** start of Supplied material **
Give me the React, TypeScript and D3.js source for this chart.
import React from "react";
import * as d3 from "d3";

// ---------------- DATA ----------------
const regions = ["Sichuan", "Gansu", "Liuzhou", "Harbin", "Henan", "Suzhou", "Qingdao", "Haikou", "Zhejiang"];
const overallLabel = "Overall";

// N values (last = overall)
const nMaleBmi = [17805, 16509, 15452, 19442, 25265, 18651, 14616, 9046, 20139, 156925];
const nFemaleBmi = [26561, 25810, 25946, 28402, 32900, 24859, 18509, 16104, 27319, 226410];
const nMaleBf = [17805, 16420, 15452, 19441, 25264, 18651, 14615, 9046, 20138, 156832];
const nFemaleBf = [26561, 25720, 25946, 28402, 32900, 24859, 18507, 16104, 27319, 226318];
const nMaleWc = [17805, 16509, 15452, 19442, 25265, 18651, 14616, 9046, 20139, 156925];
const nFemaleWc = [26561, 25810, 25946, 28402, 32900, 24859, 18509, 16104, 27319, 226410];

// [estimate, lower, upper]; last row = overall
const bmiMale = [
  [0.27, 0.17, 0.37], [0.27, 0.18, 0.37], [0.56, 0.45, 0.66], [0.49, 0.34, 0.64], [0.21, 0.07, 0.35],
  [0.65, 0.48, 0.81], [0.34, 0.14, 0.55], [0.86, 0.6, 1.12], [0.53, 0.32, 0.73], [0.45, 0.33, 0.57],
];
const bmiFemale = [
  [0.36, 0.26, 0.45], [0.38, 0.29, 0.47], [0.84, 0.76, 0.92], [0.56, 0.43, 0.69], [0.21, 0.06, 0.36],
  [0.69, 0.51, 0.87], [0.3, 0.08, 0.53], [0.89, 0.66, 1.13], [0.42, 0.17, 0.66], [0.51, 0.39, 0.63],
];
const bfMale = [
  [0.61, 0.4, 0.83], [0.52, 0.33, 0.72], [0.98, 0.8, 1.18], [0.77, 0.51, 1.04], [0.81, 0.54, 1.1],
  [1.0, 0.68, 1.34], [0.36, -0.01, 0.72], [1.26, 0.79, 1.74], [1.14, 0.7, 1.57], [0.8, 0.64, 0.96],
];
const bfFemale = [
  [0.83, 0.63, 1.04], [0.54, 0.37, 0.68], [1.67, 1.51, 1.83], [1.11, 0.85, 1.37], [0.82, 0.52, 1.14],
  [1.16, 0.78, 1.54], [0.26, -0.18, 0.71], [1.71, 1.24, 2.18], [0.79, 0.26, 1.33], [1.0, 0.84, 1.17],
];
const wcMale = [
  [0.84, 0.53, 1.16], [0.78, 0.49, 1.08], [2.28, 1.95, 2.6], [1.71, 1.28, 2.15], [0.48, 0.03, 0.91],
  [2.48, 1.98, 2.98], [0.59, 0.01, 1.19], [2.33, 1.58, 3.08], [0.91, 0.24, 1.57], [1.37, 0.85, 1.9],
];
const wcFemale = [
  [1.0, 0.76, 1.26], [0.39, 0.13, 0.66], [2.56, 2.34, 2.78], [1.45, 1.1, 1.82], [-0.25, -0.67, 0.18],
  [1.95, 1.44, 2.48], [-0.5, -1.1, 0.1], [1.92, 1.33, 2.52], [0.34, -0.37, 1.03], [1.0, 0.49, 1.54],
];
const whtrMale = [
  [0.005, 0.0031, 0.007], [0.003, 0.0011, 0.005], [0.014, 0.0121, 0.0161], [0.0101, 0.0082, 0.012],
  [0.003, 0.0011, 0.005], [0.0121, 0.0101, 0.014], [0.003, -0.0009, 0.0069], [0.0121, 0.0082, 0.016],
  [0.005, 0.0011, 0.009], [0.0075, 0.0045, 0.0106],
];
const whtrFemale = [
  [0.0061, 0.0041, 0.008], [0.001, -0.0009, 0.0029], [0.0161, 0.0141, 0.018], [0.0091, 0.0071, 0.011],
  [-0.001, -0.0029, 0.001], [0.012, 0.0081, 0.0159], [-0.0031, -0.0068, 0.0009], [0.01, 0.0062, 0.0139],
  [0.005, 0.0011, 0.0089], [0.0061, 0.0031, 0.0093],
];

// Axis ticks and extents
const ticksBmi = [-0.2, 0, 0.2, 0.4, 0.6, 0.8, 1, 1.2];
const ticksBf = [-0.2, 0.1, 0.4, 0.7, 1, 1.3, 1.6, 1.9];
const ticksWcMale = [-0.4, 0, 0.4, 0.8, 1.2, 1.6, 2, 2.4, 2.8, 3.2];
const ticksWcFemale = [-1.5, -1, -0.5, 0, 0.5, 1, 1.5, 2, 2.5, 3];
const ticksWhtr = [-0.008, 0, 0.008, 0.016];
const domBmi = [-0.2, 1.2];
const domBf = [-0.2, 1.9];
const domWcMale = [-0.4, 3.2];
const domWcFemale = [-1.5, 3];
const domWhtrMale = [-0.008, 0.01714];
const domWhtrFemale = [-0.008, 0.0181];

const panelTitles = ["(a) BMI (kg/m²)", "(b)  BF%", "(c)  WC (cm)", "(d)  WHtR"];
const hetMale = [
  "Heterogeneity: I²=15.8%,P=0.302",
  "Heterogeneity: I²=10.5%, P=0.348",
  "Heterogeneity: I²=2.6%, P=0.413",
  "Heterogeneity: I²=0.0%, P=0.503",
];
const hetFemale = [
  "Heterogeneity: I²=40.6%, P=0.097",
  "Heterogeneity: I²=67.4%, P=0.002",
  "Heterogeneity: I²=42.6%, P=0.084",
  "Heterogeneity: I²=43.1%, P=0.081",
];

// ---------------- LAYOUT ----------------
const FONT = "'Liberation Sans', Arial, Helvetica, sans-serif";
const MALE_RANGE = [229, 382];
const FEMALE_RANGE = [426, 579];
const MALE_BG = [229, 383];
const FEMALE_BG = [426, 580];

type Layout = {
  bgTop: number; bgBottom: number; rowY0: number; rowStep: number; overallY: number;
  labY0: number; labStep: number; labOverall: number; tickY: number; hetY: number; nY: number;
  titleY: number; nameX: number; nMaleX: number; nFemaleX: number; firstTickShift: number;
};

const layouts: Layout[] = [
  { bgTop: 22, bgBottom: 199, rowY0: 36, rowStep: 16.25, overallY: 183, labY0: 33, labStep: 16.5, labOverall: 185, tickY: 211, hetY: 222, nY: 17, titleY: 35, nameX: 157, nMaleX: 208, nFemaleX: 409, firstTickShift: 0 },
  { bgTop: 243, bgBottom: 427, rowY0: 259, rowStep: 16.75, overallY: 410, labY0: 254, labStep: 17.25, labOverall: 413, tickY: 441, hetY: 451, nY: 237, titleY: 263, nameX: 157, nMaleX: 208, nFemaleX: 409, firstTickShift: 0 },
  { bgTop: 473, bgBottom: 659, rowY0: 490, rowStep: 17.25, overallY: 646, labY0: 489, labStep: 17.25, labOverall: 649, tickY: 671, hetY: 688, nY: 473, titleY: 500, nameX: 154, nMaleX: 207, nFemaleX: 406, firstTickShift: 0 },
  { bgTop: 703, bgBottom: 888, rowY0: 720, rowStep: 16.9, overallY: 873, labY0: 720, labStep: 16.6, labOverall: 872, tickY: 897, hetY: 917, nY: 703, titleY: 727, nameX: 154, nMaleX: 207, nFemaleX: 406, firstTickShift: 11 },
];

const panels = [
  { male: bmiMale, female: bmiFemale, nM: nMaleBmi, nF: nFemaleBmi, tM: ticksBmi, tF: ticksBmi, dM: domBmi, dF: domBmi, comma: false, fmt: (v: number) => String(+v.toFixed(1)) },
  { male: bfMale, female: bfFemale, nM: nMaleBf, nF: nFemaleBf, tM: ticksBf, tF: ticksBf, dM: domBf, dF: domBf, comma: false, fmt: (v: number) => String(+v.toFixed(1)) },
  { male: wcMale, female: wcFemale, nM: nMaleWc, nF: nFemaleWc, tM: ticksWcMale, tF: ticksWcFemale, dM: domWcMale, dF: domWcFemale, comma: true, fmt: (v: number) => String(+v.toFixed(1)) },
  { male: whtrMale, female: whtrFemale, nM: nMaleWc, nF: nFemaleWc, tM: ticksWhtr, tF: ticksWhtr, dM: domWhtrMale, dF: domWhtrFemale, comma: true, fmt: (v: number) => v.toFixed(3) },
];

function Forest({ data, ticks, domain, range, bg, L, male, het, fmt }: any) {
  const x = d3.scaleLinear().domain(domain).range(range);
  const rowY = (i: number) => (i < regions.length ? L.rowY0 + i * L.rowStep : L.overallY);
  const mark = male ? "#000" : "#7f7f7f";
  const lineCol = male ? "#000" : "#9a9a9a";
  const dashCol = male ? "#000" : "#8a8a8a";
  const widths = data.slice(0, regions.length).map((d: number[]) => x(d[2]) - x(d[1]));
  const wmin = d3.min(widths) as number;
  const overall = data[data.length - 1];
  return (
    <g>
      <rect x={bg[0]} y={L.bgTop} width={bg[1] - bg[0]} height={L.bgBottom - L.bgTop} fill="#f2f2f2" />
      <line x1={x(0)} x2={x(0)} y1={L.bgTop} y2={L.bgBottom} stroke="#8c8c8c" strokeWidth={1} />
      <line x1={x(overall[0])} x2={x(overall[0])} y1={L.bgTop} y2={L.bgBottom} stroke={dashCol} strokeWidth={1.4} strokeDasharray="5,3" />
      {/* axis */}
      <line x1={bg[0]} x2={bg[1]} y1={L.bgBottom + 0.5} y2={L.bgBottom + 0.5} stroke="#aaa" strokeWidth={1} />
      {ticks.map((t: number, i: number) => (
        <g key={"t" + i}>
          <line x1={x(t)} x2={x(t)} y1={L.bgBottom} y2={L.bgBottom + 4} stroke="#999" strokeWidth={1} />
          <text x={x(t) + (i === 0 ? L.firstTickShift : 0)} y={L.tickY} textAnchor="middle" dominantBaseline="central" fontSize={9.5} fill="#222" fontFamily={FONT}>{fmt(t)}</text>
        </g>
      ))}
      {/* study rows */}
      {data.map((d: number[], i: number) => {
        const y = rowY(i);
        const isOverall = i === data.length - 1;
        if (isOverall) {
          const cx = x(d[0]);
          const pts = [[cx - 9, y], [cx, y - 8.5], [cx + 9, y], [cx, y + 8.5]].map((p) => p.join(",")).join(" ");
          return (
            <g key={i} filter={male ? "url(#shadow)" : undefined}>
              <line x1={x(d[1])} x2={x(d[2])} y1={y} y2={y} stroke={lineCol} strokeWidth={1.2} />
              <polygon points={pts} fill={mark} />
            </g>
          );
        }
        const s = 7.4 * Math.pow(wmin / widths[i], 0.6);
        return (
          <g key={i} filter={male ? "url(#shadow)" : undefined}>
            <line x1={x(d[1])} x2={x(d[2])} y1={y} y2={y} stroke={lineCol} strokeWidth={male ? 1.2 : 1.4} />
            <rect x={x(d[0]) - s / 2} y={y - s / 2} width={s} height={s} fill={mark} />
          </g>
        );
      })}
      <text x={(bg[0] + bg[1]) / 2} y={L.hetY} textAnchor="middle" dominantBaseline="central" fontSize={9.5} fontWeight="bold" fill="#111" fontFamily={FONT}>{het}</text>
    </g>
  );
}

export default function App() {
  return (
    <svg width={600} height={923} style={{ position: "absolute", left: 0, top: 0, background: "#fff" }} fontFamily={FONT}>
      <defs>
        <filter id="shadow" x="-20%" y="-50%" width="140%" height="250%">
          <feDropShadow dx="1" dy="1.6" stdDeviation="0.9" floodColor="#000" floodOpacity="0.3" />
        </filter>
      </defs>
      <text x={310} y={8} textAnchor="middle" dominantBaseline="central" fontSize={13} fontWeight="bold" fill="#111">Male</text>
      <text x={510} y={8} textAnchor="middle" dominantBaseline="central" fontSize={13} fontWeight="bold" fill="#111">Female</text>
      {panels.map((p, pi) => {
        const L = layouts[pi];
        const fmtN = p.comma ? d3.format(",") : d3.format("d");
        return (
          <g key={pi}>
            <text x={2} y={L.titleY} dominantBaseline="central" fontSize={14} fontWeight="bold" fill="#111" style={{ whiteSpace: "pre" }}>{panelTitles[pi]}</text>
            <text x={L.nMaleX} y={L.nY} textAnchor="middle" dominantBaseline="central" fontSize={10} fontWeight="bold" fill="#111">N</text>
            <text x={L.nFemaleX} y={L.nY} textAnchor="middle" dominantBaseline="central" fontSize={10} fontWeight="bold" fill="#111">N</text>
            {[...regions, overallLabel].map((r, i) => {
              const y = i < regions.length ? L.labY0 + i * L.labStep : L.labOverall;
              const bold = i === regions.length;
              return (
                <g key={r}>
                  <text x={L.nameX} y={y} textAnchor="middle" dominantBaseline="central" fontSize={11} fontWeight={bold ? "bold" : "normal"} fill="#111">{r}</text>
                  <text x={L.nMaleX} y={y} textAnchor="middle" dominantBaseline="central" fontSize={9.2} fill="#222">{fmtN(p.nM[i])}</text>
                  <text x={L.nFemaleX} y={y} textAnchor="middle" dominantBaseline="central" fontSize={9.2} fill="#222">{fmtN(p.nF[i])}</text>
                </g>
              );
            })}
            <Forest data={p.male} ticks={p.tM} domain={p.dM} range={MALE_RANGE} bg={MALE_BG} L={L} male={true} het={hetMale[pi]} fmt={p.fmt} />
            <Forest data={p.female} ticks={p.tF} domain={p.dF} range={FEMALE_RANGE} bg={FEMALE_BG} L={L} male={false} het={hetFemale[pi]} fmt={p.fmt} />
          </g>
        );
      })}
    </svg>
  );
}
** end of Supplied material **
** start of Supplied material **
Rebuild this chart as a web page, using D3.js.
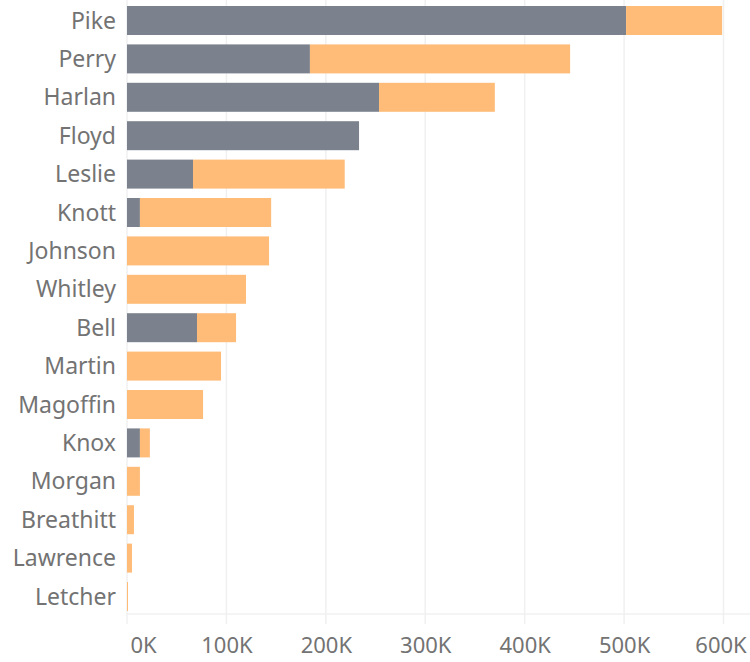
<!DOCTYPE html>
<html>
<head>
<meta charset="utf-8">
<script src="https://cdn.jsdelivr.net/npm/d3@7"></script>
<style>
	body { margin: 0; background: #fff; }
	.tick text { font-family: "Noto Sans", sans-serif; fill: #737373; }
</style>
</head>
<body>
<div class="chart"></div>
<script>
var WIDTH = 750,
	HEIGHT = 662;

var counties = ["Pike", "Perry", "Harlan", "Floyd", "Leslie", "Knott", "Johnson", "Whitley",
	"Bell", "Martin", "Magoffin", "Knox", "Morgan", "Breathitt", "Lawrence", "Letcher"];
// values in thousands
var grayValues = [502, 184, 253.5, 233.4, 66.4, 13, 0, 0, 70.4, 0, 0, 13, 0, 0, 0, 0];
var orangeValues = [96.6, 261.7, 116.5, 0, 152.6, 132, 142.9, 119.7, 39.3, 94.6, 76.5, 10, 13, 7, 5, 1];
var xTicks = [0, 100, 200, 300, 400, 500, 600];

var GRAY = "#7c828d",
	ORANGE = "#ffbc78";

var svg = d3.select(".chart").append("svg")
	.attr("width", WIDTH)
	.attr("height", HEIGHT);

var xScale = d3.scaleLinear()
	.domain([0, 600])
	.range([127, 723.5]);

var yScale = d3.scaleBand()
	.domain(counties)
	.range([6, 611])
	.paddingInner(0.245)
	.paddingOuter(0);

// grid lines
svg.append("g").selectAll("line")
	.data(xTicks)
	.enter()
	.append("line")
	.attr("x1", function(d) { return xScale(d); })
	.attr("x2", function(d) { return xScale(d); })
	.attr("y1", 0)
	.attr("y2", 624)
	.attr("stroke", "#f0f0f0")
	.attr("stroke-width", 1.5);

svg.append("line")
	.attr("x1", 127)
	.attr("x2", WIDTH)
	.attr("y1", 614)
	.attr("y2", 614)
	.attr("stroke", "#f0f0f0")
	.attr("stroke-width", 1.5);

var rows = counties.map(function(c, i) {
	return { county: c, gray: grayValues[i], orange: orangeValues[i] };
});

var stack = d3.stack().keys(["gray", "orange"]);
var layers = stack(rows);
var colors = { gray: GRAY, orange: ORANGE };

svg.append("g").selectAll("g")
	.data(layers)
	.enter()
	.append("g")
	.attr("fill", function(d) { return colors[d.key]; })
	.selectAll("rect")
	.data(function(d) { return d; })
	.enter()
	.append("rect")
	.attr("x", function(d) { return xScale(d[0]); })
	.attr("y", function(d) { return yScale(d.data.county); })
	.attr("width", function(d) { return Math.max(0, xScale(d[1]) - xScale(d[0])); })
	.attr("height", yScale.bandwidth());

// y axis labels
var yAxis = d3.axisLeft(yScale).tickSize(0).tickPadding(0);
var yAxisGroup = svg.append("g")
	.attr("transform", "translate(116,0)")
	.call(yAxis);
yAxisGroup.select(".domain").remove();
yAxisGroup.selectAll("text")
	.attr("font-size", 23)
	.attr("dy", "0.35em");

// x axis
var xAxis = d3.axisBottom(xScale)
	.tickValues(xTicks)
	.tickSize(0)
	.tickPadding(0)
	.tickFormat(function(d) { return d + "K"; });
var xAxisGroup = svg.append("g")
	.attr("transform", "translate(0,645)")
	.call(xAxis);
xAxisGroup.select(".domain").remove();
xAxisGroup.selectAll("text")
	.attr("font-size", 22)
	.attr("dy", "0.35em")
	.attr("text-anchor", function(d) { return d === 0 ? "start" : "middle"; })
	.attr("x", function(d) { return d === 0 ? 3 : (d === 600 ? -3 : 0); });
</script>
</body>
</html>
** end of Supplied material **
### Short problem
Find all lines with "chart" in them and copy each one.

### Expected answer
Give me the React, TypeScript and D3.js source for this chart.
Rebuild this chart as a web page, using D3.js.
<div class="chart"></div>
var svg = d3.select(".chart").append("svg")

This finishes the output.